HUSAYBAH, Iraq -- Western Iraq, along the Syrian border, is a far cry from the mountains of Washington and sunny days and summer afternoons partying on a lake. The physical distance is measured in thousands of miles, but the difference in atmosphere, environment and mentality may as well be a galaxy away.
Corporal Jason L. Johnson, a reservist from Auburn, Wash., closed that gap when he volunteered for mobilization and assignment June 2005 to 6th Civil Affairs Group, out of Marine Corps Base Camp Lejeune, N.C. It brought him to this small, dusty city in Iraq’s Al Qaim region participating in the effort to reconstruct the area after Operation Steel Curtain was mounted to destroy the insurgency here.
Being part of a team responsible for the civic rehabilitation of a city like Husaybah isn’t Johnson’s full-time job.
“Back home I drive forklifts at night and my friend Chad and I have a landscaping business we run during the day,” said the 23-year-old field radio operator and 2000 graduate of Thomas Jefferson High School.
When he is not working two jobs or on his drill weekend, you can likely find him outdoors, whether he is hunting, four-wheeling or spending time with his friends on a local lake having a good time.
But for now, the name of the game is civil affairs. When Johnson and the other Marines from 6th CAG aren’t outside of the walls of the small battle position situated in what is essentially downtown Husaybah, they are fielding claims from Iraqi residents for damage to their property as a result of Operation Steel Curtain.
It is Johnson’s responsibility to schedule appointments and keep the peace in what can be a hectic environment on Mondays, Tuesdays and Thursdays when the claims-processing center is open.
“My big task back here is managing people with claims,” said Johnson. “When you’ve got 300 people waiting outside and you know you’re only going to see 30 that day, they start to get pretty frustrated.”
One of Johnson’s other responsibilities is the search of the residents that come to file claims with a magnetic search wand.
“We use it mainly on the women, because we’re not allowed to pat them down,” he said.
On the other four days of the week, Johnson, like all members of the CAG team, is a jack-of-all-trades doing those tasks that crop up when necessary.
“Our main priorities here are water, electricity and getting the schools up and running,” Johnson said. “On our last patrol we went out and looked at the schools and the bank to see how the progress was coming.”
On one patrol, Johnson, staying behind with the small convoy that took the CAG out to look at those schools, radioed up to fellow civil affairs Marine, Lance Cpl. Jason Joyce, a Greensboro, N.C., native.
“Corporal Johnson wants to know if he can hand out some soccer balls, sir,” said Joyce to Lt. Col. Robert Glover, the director of the Al Qaim regional Civil-Military Operations Center. Glover nodded his head in assent.

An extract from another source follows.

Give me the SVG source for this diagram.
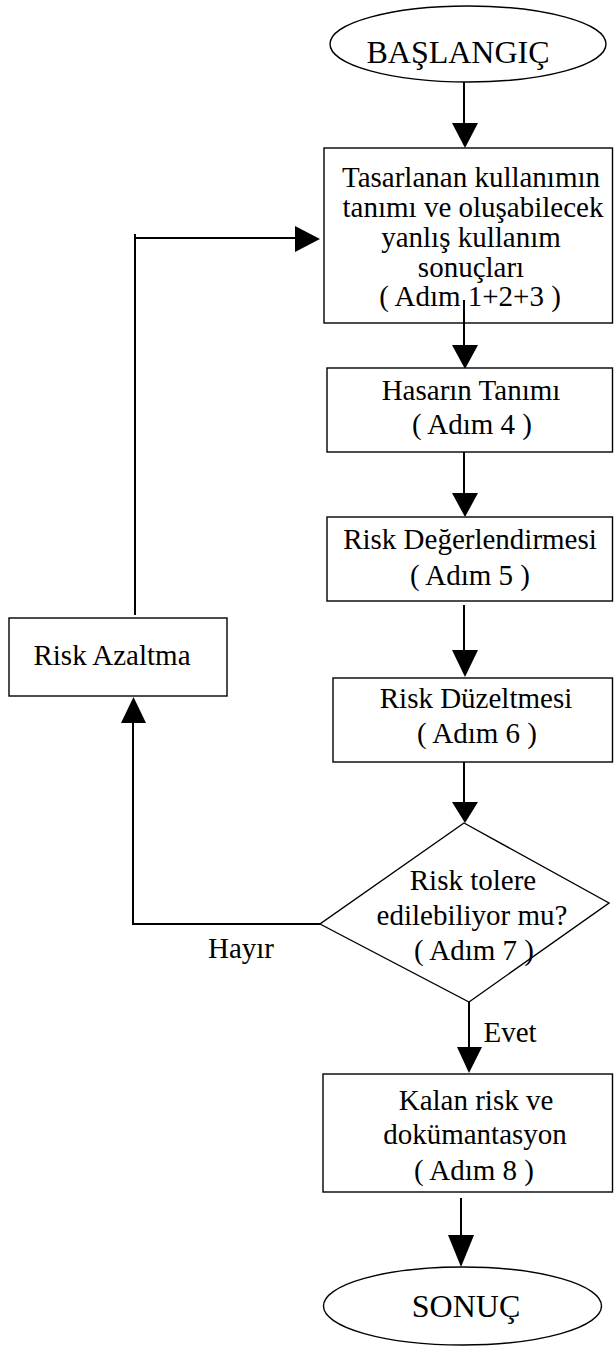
<svg xmlns="http://www.w3.org/2000/svg" width="614" height="1349" viewBox="0 0 614 1349">
<style>
.n{fill:#fff;stroke:#000;stroke-width:1.4}
.t{font-family:"Liberation Serif","Times New Roman",serif;font-size:29px;fill:#000;text-anchor:middle}
.e{font-size:32px}
.c{fill:none;stroke:#000;stroke-width:2}
.h{fill:#000;stroke:none}
</style>
<rect width="614" height="1349" fill="#fff"/>
<g id="connectors">
<line class="c" x1="464" y1="82" x2="464" y2="125"/>
<polygon class="h" points="452,123 478,123 465,148"/>
<line class="c" x1="464" y1="300" x2="464" y2="347"/>
<polygon class="h" points="452,345 478,345 465,369"/>
<line class="c" x1="464" y1="451" x2="464" y2="495"/>
<polygon class="h" points="452,493 478,493 465,517"/>
<line class="c" x1="464" y1="605" x2="464" y2="652"/>
<polygon class="h" points="452,650 478,650 465,677"/>
<line class="c" x1="464" y1="758" x2="464" y2="804"/>
<polygon class="h" points="452,802 478,802 465,823"/>
<line class="c" x1="469" y1="1002" x2="469" y2="1049"/>
<polygon class="h" points="457,1047 482,1047 469,1073"/>
<line class="c" x1="461" y1="1198" x2="461" y2="1237"/>
<polygon class="h" points="448,1235 474,1235 461,1267"/>
<polyline class="c" points="320,924 133,924 133,721"/>
<polygon class="h" points="121,723 146,723 133.5,697"/>
<line class="c" x1="135" y1="615" x2="135" y2="234"/>
<line class="c" x1="134" y1="238" x2="297" y2="238"/>
<polygon class="h" points="295,226 295,252 320,239"/>
</g>
<g id="start">
<ellipse class="n" cx="468" cy="44" rx="138" ry="38"/>
<text class="t e" x="458" y="63">BAŞLANGIÇ</text>
</g>
<g id="step123">
<rect class="n" x="324" y="148" width="288.5" height="175"/>
<text class="t" x="471" y="187">Tasarlanan kullanımın</text>
<text class="t" x="473" y="217">tanımı ve oluşabilecek</text>
<text class="t" x="471" y="247">yanlış kullanım</text>
<text class="t" x="471" y="277">sonuçları</text>
<text class="t" x="470" y="306">( Adım 1+2+3 )</text>
</g>
<line class="c" x1="464" y1="300" x2="464" y2="324"/>
<g id="step4">
<rect class="n" x="327" y="368" width="285.5" height="84"/>
<text class="t" x="471" y="400">Hasarın Tanımı</text>
<text class="t" x="472" y="434">( Adım 4 )</text>
</g>
<g id="step5">
<rect class="n" x="327" y="517" width="285.5" height="84"/>
<text class="t" x="470" y="549">Risk Değerlendirmesi</text>
<text class="t" x="470" y="585">( Adım 5 )</text>
</g>
<g id="step6">
<rect class="n" x="333" y="678" width="279.5" height="84"/>
<text class="t" x="476" y="708">Risk Düzeltmesi</text>
<text class="t" x="477" y="743">( Adım 6 )</text>
</g>
<g id="decision">
<polygon class="n" points="464,823 609,903 469,1002 320,924"/>
<text class="t" x="473" y="890">Risk tolere</text>
<text class="t" x="472" y="925">edilebiliyor mu?</text>
<text class="t" x="474" y="960">( Adım 7 )</text>
</g>
<g id="reduce">
<rect class="n" x="9" y="618" width="218" height="78"/>
<text class="t" x="112" y="665">Risk Azaltma</text>
</g>
<g id="labels">
<text class="t" x="241" y="958">Hayır</text>
<text class="t" x="510" y="1042">Evet</text>
</g>
<g id="step8">
<rect class="n" x="323" y="1074" width="289.5" height="118"/>
<text class="t" x="476" y="1110">Kalan risk ve</text>
<text class="t" x="475" y="1144">dokümantasyon</text>
<text class="t" x="474" y="1180">( Adım 8 )</text>
</g>
<g id="end">
<ellipse class="n" cx="462.5" cy="1306" rx="139" ry="39"/>
<text class="t e" x="466" y="1317">SONUÇ</text>
</g>
</svg>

When Johnson walked into the courtyard with the bright red and white soccer ball, one might think he’d just walked in with an armload of candy or a briefcase full of dinar the way the kids swarmed him. Though he pretended to be annoyed, the huge grin on his face as he played “keep away” from the Iraqi children told the real story. Finally, the kids wrenched the ball from his hands and immediately went to play soccer.
“We’re not just here to kill people and blow stuff up. We’re here to do some good stuff, too,” he explained. “We’ve worked hard to get power and water back on.”
Asked what he is most looking forward to after getting home, he replied, “Seeing my family, my two brothers, mom and dad and [girlfriend] Crystal, and sleeping in my own bed.”